The World Bank highlighted that growth in developing countries will pick up at a slower pace than previously anticipated. But that was "not a cause for concern" because the slowdown largely reflects a cooling off of "the unsustainable turbo-charged pre-crisis growth."
Gross domestic product growth in developing countries was projected to rise to 5.3 per cent this year from 4.8 per cent in 2013.
High-income countries were expected to see GDP growth of 2.2 per cent, following a sluggish 1.3 per cent last year.
The 10-quarter US recovery is the most advanced. The world's largest economy was projected to expand 2.8 per cent in 2014, a full percentage point higher than last year.
The 17-nation eurozone was seen exiting two years of contraction at a 1.1 per cent growth pace this year.
"The performance of advanced economies is gaining momentum, and this should support stronger growth in developing countries in the months ahead," World Bank President Jim Yong Kim said in a statement.

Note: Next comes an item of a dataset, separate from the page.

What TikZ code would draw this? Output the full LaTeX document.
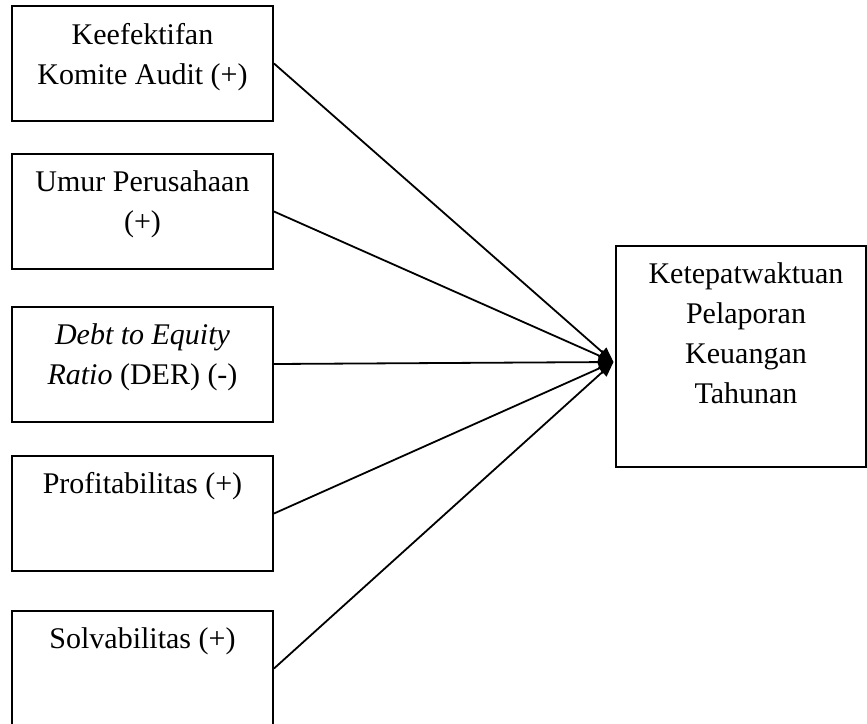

China's growth was seen maintaining a 7.7 per cent pace for the third year in a row this year as the government engineers a restructuring of the economy.
India's GDP expansion was projected to accelerate to 6.2 per cent this year from 4.8 per cent in 2013.
Growth prospects "will be sensitive to the pace at which extraordinary monetary support measures in high-income countries are withdrawn," the World Bank stressed.
The Washington-based Bank said it assumed the Federal Reserve would scale back its bond purchases, or quantitative easing, in a relatively slow, orderly fashion as the US economy improves.
The Fed, in announcing last month that it would taper its US$85 billion a month in asset purchases, plans to start with a relatively modest US$10 billion reduction in January.
The corresponding increase in global interest rates expected from the Fed taper would be offset by firming global trade, the Bank said.
"If, however, the taper is met with an abrupt market adjustment, capital inflows could weaken sharply - placing renewed stress on vulnerable developing economies," warned the 188-nation institution.
Under that scenario, capital inflows could drop by as much as 50 per cent for several quarters, the Bank said, emphasising the need for policy buffers and reforms to withstand such shocks.